Sealife Survey

Warming seas, non-native invaders and human activities are all affecting our marine environment. Records of marine life are needed to inform decision-makers, to track changes, to find out why things are changing and, let’s not forget, because recording is fun!

If you would like help identifying a species you can email pictures and questions to recording[--at--]mba.ac.uk or post them on the Sealife Survey Facebook page.

If you're a regular sealife spotter - or plan to become one - you can register for an account at the site here and we'll keep track of your sightings and photographs and keep your details to make it easier for you to send us sightings.

Latest News

  • Look Out for Asian Shore Crabs!

    Asian Shore CrabOn 2nd May 2014 an Asian shore crab was spotted in Glamorgan, Wales. This is the first record from mainland Great Britain, and it has subsequently been found in Kent. Please report any sightings of this species: Asian shore crab reports, with a photograph if possible. More information on this species can be found on the Non native species secretariat.

  • New Sealife Survey Recording Site Launched

    Welcome to the new Sealife Survey website from the Marine Biological Association of the UK. We have made several changes to our marine wildlife recording scheme which will hopefully make it easier for you to submit sightings and keep track of the sightings that you send us. Once you register for an account, you'll be able to use the "Record a Sighting" form to quickly submit one or more sightings, including any photographs. You'll then be able to browse a searchable log of your sightings and a gallery of the photographs that you've submitted.

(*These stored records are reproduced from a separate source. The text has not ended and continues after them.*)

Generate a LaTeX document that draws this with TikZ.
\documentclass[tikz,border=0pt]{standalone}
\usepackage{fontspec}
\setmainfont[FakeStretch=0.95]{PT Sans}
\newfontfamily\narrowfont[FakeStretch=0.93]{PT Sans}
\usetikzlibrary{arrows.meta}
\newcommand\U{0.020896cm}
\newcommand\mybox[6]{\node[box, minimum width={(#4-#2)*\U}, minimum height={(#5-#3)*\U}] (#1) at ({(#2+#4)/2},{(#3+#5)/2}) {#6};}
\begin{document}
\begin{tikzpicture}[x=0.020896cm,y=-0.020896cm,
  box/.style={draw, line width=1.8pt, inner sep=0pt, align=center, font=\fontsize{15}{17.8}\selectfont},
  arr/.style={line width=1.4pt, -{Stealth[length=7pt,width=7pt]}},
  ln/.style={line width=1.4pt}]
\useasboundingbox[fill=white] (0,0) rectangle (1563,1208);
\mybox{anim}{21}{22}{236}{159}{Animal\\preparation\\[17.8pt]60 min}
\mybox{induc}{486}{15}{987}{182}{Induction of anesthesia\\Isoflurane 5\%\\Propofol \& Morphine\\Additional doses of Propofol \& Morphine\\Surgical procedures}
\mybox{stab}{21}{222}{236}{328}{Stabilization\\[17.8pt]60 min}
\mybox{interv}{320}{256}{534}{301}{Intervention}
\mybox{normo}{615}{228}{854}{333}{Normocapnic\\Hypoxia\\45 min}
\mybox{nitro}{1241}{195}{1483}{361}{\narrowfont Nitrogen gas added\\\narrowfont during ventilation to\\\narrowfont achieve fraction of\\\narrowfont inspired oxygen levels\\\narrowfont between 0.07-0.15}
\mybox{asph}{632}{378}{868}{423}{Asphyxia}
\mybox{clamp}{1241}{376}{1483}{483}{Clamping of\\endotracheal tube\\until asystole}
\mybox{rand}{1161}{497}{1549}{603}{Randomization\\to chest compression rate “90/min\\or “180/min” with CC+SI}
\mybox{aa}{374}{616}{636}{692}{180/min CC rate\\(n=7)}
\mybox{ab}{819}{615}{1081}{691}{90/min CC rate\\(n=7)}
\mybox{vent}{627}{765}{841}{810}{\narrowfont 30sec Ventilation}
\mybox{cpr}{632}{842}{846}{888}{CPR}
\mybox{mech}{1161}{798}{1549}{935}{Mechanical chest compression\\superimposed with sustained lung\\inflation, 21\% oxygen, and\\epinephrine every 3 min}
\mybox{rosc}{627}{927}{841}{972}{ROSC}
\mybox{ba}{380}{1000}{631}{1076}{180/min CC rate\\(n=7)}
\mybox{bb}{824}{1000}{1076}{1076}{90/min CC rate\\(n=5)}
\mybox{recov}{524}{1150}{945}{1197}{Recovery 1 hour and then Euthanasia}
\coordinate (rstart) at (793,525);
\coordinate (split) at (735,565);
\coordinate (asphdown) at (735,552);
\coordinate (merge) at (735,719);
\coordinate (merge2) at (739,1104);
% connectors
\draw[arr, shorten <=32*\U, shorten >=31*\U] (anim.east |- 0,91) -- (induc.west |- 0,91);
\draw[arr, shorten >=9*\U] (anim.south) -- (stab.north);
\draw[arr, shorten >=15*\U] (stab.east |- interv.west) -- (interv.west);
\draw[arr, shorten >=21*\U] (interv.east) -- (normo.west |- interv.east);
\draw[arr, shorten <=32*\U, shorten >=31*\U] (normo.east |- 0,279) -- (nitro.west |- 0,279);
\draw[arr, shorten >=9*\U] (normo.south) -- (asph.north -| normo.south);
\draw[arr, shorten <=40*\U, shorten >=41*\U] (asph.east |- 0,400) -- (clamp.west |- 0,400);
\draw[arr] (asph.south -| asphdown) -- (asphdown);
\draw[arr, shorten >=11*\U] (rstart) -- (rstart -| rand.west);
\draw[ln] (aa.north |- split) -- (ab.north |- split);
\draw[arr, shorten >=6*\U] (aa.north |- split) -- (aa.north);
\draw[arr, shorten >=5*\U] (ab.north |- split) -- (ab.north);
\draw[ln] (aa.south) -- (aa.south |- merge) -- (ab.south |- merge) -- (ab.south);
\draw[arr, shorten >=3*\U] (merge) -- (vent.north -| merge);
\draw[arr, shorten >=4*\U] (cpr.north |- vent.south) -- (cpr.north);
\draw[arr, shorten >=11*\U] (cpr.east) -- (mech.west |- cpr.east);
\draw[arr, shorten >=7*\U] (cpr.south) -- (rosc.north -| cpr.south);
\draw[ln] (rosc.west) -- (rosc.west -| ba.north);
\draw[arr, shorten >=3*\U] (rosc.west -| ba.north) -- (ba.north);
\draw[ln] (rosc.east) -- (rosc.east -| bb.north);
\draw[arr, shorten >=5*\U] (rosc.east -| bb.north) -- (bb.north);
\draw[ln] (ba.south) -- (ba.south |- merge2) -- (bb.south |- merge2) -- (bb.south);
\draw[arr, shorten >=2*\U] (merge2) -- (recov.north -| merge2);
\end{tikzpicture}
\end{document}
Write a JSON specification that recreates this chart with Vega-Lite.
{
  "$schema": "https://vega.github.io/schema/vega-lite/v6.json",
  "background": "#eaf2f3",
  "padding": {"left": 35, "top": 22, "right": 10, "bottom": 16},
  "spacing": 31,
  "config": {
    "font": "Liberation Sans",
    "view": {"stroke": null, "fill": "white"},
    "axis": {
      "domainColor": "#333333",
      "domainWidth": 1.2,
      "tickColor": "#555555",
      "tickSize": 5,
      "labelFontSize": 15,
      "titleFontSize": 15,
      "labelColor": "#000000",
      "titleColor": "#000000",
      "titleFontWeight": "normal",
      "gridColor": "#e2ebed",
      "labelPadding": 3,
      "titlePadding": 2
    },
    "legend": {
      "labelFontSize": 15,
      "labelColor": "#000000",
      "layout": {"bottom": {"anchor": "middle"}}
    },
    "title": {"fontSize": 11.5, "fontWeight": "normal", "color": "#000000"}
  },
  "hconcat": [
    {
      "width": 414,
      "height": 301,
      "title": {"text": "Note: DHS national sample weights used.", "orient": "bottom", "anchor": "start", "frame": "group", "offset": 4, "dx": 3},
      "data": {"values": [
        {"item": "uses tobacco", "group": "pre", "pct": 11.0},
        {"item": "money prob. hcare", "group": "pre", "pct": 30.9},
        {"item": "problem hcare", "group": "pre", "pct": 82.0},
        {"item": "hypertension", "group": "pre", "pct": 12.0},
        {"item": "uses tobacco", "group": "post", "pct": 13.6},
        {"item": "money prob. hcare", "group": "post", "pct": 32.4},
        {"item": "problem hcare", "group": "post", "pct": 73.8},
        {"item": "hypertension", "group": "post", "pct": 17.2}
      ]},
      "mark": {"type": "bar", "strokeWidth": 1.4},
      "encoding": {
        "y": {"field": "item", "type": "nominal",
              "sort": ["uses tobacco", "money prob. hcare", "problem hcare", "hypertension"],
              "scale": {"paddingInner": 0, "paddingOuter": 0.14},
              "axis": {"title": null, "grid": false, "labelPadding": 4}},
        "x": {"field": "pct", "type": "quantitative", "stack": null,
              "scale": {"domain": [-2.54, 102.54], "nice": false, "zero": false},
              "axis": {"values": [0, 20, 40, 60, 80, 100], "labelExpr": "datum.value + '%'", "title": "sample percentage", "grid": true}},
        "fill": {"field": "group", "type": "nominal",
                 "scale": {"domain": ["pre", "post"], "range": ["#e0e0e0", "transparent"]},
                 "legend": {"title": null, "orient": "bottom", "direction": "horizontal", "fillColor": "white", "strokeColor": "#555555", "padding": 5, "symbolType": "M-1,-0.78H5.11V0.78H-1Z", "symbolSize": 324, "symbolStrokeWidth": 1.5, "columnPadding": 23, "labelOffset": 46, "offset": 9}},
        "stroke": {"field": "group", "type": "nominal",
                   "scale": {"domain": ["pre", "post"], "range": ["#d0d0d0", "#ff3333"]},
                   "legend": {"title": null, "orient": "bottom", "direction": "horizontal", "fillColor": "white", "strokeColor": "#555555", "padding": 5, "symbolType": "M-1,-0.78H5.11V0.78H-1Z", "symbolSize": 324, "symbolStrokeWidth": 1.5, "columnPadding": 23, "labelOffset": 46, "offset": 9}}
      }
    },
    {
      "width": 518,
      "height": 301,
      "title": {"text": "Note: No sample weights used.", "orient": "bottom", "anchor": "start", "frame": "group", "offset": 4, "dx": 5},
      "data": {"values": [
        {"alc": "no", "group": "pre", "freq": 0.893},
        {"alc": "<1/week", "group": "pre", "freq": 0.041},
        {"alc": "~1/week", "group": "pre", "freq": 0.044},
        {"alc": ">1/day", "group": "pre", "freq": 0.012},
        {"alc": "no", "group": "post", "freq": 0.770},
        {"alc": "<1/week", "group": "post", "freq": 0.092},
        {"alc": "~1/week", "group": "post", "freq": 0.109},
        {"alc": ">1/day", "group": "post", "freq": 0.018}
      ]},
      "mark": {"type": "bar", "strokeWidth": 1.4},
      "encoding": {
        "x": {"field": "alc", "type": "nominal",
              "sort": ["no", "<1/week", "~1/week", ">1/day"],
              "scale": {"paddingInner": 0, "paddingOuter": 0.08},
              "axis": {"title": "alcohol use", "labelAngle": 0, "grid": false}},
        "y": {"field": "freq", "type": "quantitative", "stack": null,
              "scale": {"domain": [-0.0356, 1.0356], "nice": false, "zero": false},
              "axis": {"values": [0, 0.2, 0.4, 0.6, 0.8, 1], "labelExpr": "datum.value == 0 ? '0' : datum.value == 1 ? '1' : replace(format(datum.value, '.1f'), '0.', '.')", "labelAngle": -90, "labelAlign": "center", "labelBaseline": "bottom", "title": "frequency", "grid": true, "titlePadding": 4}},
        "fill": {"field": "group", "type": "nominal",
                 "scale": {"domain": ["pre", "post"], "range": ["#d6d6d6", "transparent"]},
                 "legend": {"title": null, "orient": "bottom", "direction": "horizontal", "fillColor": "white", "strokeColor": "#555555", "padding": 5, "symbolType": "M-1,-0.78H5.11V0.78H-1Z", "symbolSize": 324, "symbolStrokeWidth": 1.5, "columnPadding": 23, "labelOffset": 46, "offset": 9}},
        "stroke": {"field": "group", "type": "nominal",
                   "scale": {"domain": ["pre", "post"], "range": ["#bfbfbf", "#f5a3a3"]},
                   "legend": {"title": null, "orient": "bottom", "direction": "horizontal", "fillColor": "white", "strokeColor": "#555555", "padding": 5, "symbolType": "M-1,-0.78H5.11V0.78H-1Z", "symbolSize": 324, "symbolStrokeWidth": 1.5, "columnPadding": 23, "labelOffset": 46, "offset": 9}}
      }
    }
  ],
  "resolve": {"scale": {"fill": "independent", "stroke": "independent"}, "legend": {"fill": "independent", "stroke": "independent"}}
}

    Even more excitingly, we've joined up with the Biological Records Centre's iRecord scheme to ensure that your records are stored in a nationally standardised format, are instantly available for expert verification and will be combined with data from many other wildlife recording schemes to build a joined-up picture of the UK's biodiversity. You can be sure that when you submit a sighting to the Sealife Survey, you're part of a joined-up community that makes active use of your information.

    However, because we've moved to a completely new data warehouse, you'll need to register for a new account, even if you had a login for our previous MBA recording site. We apologise for any inconvenience that this may cause you, but we hope you'll find this site to be an improved experience and will make the little extra effort needed to re-register worthwhile.